Personal information
- Full name: Franck Roger Antoine Gava
- Date of birth: 3 February 1970 (age 55)
- Place of birth: Montargis, Loiret, France
- Height: 1.80 m (5 ft 11 in)
- Position: Midfielder

Youth career
- Nancy

Senior career*
- Years: Team / Apps / (Gls)
- 1987–1992: Nancy / 165 / (19)
- 1992–1997: Lyon / 155 / (29)
- 1997–1998: Paris Saint-Germain / 31 / (2)
- 1998–1999: Monaco / 27 / (2)
- 1999–2000: Rennes / 18 / (1)

International career
- 1996–1997: France / 3 / (0)

= Franck Gava =

French footballer (born 1970)

Franck Roger Antoine Gava (born 3 February 1970) is a French former professional footballer who played as a midfielder.

==Early life and club career==
Gava was born in Montargis, Loiret. He emerged through AS Nancy-Lorraine's youth system, making his professional debuts at age 17. However, he would grow to prominence in the first division at Olympique Lyonnais, being a very valuable offensive unit alongside Florian Maurice.

In 1997, Gava signed - alongside close friend Maurice - with capital side Paris Saint-Germain, scoring seven goals in his first season and helping the club capture both the Cup and League cup that year.

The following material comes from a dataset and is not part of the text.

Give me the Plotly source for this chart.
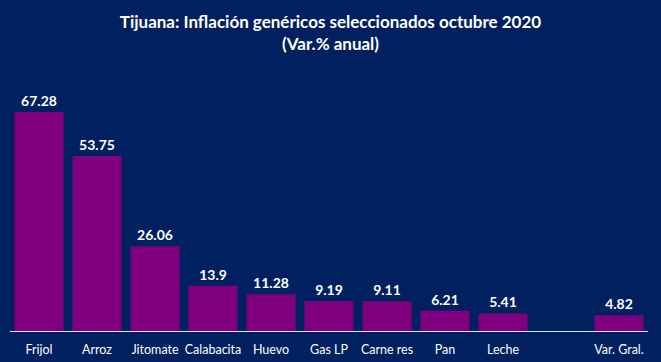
import plotly.graph_objects as go

categories = ["Frijol", "Arroz", "Jitomate", "Calabacita", "Huevo", "Gas LP",
              "Carne res", "Pan", "Leche", " ", "Var. Gral."]
values = [67.28, 53.75, 26.06, 13.9, 11.28, 9.19, 9.11, 6.21, 5.41, None, 4.82]
labels = ["67.28", "53.75", "26.06", "13.9", "11.28", "9.19", "9.11", "6.21", "5.41", "", "4.82"]

BG = "#002060"
FONT = "Lato"

fig = go.Figure(go.Bar(
    x=categories, y=values, text=labels, textposition="outside",
    marker=dict(color="#800080", line=dict(width=0)),
    textfont=dict(color="white", size=14, family=FONT),
    texttemplate="<b>%{text}</b>", cliponaxis=False,
))

fig.update_layout(
    width=661, height=362,
    paper_bgcolor=BG, plot_bgcolor=BG,
    margin=dict(l=10, r=13, t=80, b=31, autoexpand=False),
    bargap=0.155,
    showlegend=False,
    title=dict(
        text="<b>Tijuana: Inflación genéricos seleccionados octubre 2020<br>(Var.% anual)</b>",
        x=0.5, xanchor="center", y=0.924, yanchor="top",
        font=dict(color="white", size=17, family=FONT),
    ),
    xaxis=dict(
        showline=True, linecolor="#d9e1f2", linewidth=1,
        tickfont=dict(color="white", size=12.5, family=FONT),
        ticks="outside", ticklen=7, tickcolor=BG, automargin=False,
        showgrid=False, fixedrange=True,
    ),
    yaxis=dict(
        range=[0, 77.1], visible=False, showgrid=False, zeroline=False,
        automargin=False,
    ),
)

fig.write_html("out.html", config={"displayModeBar": False},
               post_script="document.body.style.margin='0';document.body.style.background='" + BG + "';")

After that, he played with AS Monaco FC and Stade Rennais one season apiece, being forced to retire at 30 due to foot ailments; he did amass more than 400 official matches counting both major divisions in France.

==International career==
Gava collected three caps for France in a one-year span, all in friendlies and as a substitute; the first arrived on 9 October 1996, against Turkey.